··· Input records ···

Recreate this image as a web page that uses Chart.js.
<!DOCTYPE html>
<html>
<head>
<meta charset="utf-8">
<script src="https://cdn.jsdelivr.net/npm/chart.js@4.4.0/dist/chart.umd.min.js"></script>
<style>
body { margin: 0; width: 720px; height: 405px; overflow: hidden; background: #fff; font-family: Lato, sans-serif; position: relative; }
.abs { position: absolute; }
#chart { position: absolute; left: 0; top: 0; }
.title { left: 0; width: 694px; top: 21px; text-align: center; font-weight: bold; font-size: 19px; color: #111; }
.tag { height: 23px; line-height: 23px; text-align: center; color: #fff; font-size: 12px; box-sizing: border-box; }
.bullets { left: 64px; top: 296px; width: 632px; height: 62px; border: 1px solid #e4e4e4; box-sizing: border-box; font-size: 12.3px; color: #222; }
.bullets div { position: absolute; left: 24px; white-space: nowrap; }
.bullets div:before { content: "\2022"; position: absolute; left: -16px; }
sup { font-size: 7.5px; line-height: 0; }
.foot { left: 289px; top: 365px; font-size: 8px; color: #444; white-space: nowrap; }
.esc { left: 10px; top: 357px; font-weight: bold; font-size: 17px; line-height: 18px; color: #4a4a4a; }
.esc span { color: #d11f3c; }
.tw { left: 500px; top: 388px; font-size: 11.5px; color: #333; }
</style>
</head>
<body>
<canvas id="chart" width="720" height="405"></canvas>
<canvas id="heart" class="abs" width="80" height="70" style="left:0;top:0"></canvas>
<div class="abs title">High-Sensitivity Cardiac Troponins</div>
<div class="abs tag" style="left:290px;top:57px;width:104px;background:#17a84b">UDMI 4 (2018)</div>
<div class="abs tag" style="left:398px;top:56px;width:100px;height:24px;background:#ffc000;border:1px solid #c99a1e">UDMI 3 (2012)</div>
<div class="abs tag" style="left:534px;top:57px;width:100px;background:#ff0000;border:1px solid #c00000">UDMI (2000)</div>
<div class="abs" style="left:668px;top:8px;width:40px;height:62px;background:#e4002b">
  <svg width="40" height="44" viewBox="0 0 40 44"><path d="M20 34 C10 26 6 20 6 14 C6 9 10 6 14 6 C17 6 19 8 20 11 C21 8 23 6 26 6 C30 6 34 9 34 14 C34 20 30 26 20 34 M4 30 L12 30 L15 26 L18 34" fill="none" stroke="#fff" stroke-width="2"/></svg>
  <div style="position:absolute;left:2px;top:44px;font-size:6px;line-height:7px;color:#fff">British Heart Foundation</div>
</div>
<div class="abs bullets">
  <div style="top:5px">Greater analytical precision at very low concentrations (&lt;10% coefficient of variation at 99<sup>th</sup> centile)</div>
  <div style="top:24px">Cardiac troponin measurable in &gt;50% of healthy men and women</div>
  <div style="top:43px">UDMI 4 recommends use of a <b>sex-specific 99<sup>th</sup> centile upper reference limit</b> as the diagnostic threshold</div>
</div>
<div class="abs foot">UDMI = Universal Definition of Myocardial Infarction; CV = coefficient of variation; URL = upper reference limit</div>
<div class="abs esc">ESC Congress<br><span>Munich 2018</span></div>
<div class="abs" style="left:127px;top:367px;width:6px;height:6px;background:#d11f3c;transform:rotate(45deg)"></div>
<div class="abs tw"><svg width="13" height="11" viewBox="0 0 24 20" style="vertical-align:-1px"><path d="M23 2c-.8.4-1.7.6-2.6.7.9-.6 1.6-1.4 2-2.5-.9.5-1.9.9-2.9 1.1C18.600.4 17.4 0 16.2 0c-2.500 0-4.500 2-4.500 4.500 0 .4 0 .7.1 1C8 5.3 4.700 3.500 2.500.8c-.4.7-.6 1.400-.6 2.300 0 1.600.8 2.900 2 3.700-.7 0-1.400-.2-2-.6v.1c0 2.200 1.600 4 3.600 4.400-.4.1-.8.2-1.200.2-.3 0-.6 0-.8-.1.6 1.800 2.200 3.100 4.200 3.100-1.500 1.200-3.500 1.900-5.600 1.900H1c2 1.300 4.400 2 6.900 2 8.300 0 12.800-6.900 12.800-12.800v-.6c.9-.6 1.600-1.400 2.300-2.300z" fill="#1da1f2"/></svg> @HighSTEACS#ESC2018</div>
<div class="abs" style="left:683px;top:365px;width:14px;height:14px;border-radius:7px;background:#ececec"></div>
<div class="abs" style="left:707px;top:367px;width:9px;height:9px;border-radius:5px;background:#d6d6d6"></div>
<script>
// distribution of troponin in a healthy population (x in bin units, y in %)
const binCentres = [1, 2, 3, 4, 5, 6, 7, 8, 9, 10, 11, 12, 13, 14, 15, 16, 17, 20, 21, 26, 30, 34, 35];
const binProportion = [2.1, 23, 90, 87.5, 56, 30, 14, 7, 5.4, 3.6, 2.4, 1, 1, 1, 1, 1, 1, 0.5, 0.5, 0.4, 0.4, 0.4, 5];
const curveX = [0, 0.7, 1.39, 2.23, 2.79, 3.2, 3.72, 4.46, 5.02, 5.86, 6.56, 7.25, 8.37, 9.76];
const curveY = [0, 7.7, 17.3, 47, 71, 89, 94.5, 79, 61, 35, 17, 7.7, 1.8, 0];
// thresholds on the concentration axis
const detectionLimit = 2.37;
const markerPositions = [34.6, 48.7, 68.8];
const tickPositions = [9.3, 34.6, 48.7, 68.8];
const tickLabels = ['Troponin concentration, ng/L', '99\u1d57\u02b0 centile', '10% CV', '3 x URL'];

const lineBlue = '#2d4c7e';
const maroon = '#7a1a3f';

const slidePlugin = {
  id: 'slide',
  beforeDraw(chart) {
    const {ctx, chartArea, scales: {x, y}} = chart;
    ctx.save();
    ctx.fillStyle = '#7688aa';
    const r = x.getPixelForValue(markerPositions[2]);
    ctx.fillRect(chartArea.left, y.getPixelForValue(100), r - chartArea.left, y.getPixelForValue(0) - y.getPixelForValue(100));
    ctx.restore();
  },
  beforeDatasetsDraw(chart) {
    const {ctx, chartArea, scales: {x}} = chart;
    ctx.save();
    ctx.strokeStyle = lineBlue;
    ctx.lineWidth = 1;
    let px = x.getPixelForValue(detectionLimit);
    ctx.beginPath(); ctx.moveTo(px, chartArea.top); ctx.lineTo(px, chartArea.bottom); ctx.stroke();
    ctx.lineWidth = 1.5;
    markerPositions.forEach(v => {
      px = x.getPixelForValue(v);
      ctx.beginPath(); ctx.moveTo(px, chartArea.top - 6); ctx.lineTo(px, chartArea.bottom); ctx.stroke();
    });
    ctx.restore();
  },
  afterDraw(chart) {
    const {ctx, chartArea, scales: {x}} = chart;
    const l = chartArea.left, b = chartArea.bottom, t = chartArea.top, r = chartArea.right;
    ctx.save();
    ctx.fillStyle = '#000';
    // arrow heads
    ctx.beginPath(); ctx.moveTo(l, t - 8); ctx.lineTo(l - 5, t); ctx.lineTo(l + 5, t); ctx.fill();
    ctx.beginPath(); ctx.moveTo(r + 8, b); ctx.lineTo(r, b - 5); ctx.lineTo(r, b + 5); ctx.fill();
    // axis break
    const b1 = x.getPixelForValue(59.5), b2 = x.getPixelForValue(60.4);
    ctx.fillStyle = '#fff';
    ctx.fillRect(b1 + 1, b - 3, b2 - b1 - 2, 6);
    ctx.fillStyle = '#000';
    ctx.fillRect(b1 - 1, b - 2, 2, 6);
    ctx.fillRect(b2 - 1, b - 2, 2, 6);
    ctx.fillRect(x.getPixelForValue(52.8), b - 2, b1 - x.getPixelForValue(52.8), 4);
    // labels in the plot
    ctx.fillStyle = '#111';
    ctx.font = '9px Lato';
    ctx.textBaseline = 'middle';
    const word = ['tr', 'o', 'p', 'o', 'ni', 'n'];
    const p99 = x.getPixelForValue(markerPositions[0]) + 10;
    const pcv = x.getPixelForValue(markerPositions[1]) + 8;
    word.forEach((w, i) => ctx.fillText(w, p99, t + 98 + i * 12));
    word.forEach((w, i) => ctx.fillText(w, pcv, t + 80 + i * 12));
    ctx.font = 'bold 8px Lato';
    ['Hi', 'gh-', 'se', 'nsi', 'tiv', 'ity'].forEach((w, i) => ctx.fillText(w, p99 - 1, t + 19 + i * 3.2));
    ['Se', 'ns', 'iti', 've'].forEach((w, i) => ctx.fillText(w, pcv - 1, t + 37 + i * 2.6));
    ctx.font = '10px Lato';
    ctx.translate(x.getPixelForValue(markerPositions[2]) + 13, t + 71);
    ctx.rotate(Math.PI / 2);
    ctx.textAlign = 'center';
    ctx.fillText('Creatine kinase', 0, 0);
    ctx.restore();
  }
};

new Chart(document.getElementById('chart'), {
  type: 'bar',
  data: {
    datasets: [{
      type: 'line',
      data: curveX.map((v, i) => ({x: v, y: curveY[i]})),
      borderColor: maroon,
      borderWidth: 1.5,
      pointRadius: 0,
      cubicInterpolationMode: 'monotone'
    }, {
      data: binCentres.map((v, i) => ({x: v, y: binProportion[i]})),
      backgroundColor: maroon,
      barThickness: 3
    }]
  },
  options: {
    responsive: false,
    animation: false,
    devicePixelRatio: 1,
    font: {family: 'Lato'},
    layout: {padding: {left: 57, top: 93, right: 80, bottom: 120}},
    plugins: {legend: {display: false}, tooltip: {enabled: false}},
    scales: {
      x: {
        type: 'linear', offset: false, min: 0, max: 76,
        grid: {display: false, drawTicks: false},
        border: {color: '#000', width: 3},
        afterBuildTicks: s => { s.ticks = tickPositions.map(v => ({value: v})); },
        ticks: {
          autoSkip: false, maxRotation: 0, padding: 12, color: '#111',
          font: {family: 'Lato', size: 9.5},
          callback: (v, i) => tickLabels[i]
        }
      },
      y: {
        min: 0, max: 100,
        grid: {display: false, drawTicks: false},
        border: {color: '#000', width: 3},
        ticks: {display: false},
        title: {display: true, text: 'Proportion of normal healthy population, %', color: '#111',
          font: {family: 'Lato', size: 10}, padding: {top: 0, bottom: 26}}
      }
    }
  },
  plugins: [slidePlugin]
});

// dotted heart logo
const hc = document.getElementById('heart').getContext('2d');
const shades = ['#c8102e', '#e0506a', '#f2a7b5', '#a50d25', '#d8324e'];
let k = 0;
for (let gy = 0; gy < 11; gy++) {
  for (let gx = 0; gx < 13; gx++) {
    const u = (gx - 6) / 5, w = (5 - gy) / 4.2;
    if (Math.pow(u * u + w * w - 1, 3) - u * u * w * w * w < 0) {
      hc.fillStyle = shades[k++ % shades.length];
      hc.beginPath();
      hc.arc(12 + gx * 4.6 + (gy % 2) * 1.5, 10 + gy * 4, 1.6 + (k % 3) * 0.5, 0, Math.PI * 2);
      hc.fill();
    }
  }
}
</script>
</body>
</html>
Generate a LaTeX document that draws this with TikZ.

···

• [Stated exercise]
Identify each line containing the string "that" and copy it out.

• [Response to this task]
Recreate this image as a web page that uses Chart.js.
Generate a LaTeX document that draws this with TikZ.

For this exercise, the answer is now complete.